Merci de vos tuyaux...


----------



## takamaka (11 Février 2004)

tu balances tout sur le pod si ce n'est déjà fait... tu migres vers panther. màj des logiciels "system" dont ipod 1.3.1.
tu branches ton pod à ton mac. une synchro avec itunes et le tour est joué.
prends soin de garder une copie des fichiers suivants :
user/music/itunes/itunes 4 music library 
user/music/itunes/itunes 4 music library.xml

sinon tu balances tout les fichiers disponible dans le dossier itunes music sur un dd externe... tu migres et après vive le "pomme+c et pomme+v" pour disposer à nouveau de tous tes titres

également jouable : tu migres, tu branches ton pod (si tous les morceaux désirés sont stockés dessus). tu utilises une application payante ou gratuite du type "podworks" qui te permet d'accéder au contenu du pod. copier-coller et le tour est une nouvelle fois joué...

sauf erreurS de ma part !


----------



## Patrick75 (12 Février 2004)

takamaka a dit:
			
		

> sinon tu balances tout les fichiers disponible dans le dossier itunes music sur un dd externe... tu migres et après vive le "pomme+c et pomme+v" pour disposer à nouveau de tous tes titres



Merci Takmaka !

Sauf erreur de ma part, l'iPod peut servir de disque dur pour recopier sa bibliothèque musicale.

Enfin, ce dont je ne suis pas sûr c'est ton premier point. Si iTunes est vide après ré-install et voit un iPod plein, il effacera tout l'iPod (la synchro n'est pas dans les deux sens pour éviter la copie). Ai-je bien compris ?

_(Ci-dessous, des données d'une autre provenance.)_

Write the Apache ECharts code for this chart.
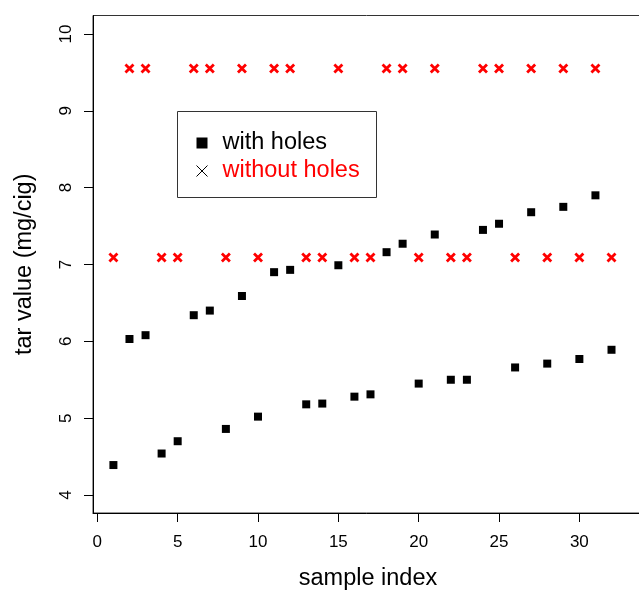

Encore une dernière question, le mode "Archiver et Installer" pour Panther qui est généralement recommandé, gard-t-il les fichiers utilisateurs dont la bibliothèque musicale ?
(j'ai cru comprendre qu'il re-crée des utilisateurs vierges et sauvegarde les fichiers des anciens dossier utilisateurs à part afin de permettre une recopie des sous dossiers utilisateurs à la mano dans les nouveaux dossiers récréés ..ai-je tout faux ?)

Merci de vos lumières..


----------



## takamaka (12 Février 2004)

tu as raison pour le premier point... mea culpa.
les options disponibles pour l'ipod ne le sont que dans la fenêtre d'itunes...
avec un petit clic droit sur l'icone correspondante. c'est ainsi que j'ai coché les cases permettant à mon ipod de monter sur le bureau et de mettre itunes en sommeil.

pour ce qui est de l'installation de panther, j'ai réalisé une clean-install mais sans l'option "archiver et installer". il semble effectivement que cette option permet à l'utilisateur de conserver les dossiers des users antérieurs : fichiers, préférences de comptes...


----------